Pair of Miquelet Pistols

Spanish, Ripoll

Not on view

The barrel is round, flaring toward the muzzle; the breech has a flat facet on each side, and the muzzle is encircled by a ring molding. The barrel is inlaid with heavy silver decoration at the breech, on a lengthwise strip, and at the muzzle; this decoration is engraved with scrolls, shells (rocailles), and flowers typical of the rococo style.

The lock is of the type conventionally called "miquelet," in which all parts except for the sear are mounted on the outside of the lock plate. Introduced into the Iberian Peninsula by the end of the sixteenth century, this mechanism was subsequently adopted by many countries around the Mediterranean, in the Middle East, and in the Caucasus. In Spain it was preferred over the French-type flintlock and continued in use up to the middle of the ninteenth century.

The stock is decorated with large silver plaques pierced and engraved with floral motifs, a bird, a rabbit, and on the underside of the forestock, a double-headed crowned eagle. The decoration on the grip includes dragons, lions, and foliate scrolls. The comb and the heel of the butt are reinforced with solid silver mounts. The trigger guard is of heavy cast silver chiseled with rococo shells and scrolls. The side plate is mounted with a long belt hook of steel. The ramrod is provided with a retaining spring catch and a worm to extract unfired wads and bullets.
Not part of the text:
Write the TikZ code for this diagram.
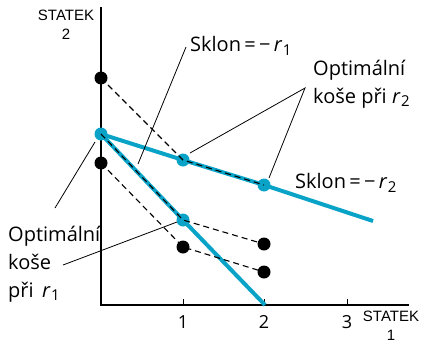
\documentclass[tikz,border=0pt]{standalone}
\usepackage{fontspec}
\setmainfont{Open Sans}
\newfontfamily\axfont{Liberation Sans}
\definecolor{econblue}{HTML}{0AA3C8}
\newcommand{\rsub}[1]{\textit{r}\kern0.5pt\raisebox{-0.3ex}{\fontsize{15}{15}\selectfont #1}}
\begin{document}
\begin{tikzpicture}[x=1pt,y=-1pt,
  axis/.style={line width=2.6pt},
  budget/.style={line width=4pt,color=econblue},
  dashline/.style={dashed,dash pattern=on 6pt off 4pt,line width=1.1pt},
  leader/.style={line width=0.8pt},
  bdot/.style={circle,fill=black,inner sep=0pt,minimum size=13pt},
  cdot/.style={circle,fill=econblue,inner sep=0pt,minimum size=13pt},
  lbl/.style={font=\fontsize{20}{28}\selectfont,inner sep=0pt,align=left},
  axlbl/.style={font=\axfont\fontsize{15}{19}\selectfont,inner sep=0pt,align=center},
  tick/.style={font=\fontsize{18}{20}\selectfont,inner sep=0pt}]
\useasboundingbox (0,0) rectangle (428,340);
% axes
\coordinate (top) at (101,7);
\coordinate (orig) at (101,305);
\coordinate (xend) at (409,305);
\draw[axis] (top) -- (orig) -- (xend);
\foreach \x in {183,264,347}{\draw[line width=1pt] (\x,305) -- (\x,299);}
% points
\coordinate (A0) at (101,78);
\coordinate (B0) at (101,134);
\coordinate (C0) at (101,163);
\coordinate (B1) at (183,160);
\coordinate (B2) at (264,185);
\coordinate (D1) at (183,220);
\coordinate (E1) at (183,247);
\coordinate (D2) at (264,244);
\coordinate (E2) at (264,272);
\coordinate (Bend) at (373,221);
\coordinate (Dend) at (265,305);
% blue lines
\draw[budget] (B0) -- (B1) -- (B2) -- (Bend);
\draw[budget] (B0) -- (D1) -- (Dend);
% dots
\node[cdot] (b0) at (B0) {};
\node[cdot] (b1) at (B1) {};
\node[cdot] (b2) at (B2) {};
\node[cdot] (d1) at (D1) {};
\node[bdot] (a0) at (A0) {};
\node[bdot] (c0) at (C0) {};
\node[bdot] (e1) at (E1) {};
\node[bdot] (d2) at (D2) {};
\node[bdot] (e2) at (E2) {};
% dashed lines
\draw[dashline] (a0.center) -- (b1.center) -- (b2.center);
\draw[dashline] (b0.center) -- (d1.center) -- (d2.center);
\draw[dashline] (c0.center) -- (e1.center) -- (e2.center);
% labels
\node[axlbl] (y2) at (66,25) {STATEK\\2};
\node[axlbl] (x1) at (391,326) {STATEK\\1};
\node[tick] (t1) at (183,322) {1};
\node[tick] (t2) at (264,322) {2};
\node[tick] (t3) at (347,322) {3};
\node[lbl,anchor=west] (s1) at (190,46) {Sklon\,=\,−\,\rsub{1}};
\node[lbl,anchor=west] (s2) at (295,183) {Sklon\,=\,−\,\rsub{2}};
\node[lbl,anchor=north west] (o2) at (313,60) {Optimální\\koše při \rsub{2}};
\node[lbl,anchor=north west] (o1) at (8,226) {Optimální\\koše\\při\, \rsub{1}};
% leader lines
\coordinate (s1tip) at (186,47);
\coordinate (s1end) at (138,164);
\draw[leader] (s1tip) -- (s1end);
\coordinate (o2tip) at (305,88);
\coordinate (o2a) at (190,153);
\coordinate (o2b) at (269,178);
\draw[leader] (o2a) -- (o2tip) -- (o2b);
\coordinate (o1a) at (55,208);
\coordinate (o1ae) at (95,142);
\coordinate (o1b) at (63,265);
\coordinate (o1be) at (177,222);
\draw[leader] (o1a) -- (o1ae);
\draw[leader] (o1b) -- (o1be);
\end{tikzpicture}
\end{document}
Short guns and pistols of large caliber, with barrels flaring at the muzzle (blunderbusses), had developed in Europe by the mid-seventeenth century. They were designed for shooting at close range, and were loaded with buckshot or even several pistol bullets. As such, they were popular as traveling and boarding weapons, the flaring muzzle making it easier to reload while in a swaying stagecoach, onboard a ship, or on horseback. It is a peculiarity of the blunderbuss, whether full-size or pistol, that it often retains the butt shape of a carbine.

In the seventeenth and eighteenth centuries, the town of Ripoll, not far from Barcelona, was an important center of arms production, a considerable part of which was exported to the Mediterranean and, particularly, to Spanish America. In spite of these worldwide trade connections, the often exuberant decoration of Catalan firearms has a distinct folk-art flavor.